Liberty Bell, The.
[Abolition]. Chapman, Maria Weston and Anne Warren Weston, editors. The Liberty Bell: By Friends of Freedom. Boston: National Anti-Slavery Bazaar, 1853.
Small 8vo.; red cloth, stamped in gilt and blind; a.e.g.; lightly soiled.
First edition: Dumond, 74. A presentation copy, inscribed: “Mr. Andrew Paton, with the cordial respect of Anne Warren Weston, Boston, U.S.” Abolitionists Maria Weston Chapman (1806-85) and Anne Warren Weston (1812-90), sisters, began editing the radical periodical The Liberty Bell in 1839. This gift book for 1853—an annual offshoot of the magazine—contains work by Richard Hildreth (“The Approaching Crisis”), Wendell Phillips (“Daniel Webster”), and William Lloyd Garrison (“To Louis Kossuth”).

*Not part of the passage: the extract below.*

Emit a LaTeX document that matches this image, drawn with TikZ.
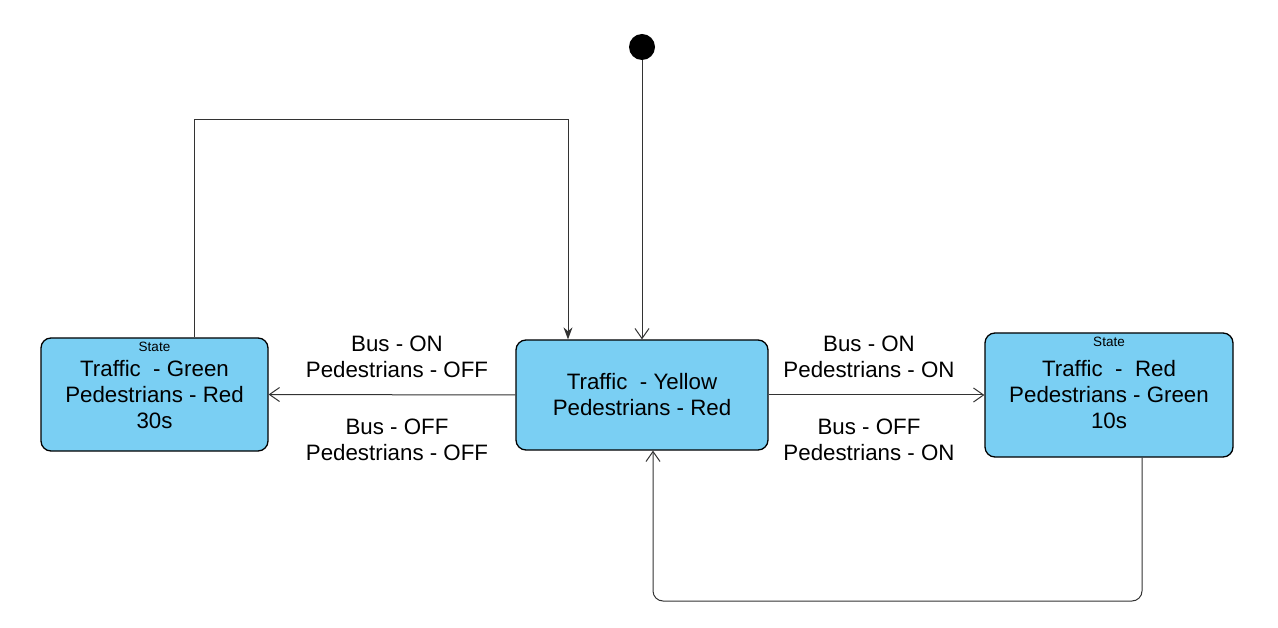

The Liberty Bell, according to sibling publication The Liberator, belonged “in the parlor of every friend of the slave” (Philip S. Foner, History of Black Americans, Westport: Greenwood Press, 1983, Vol. 2, 455). Both Chapman and Weston aligned themselves with Lucy Stone’s radical pro-suffrage wing of the abolition movement.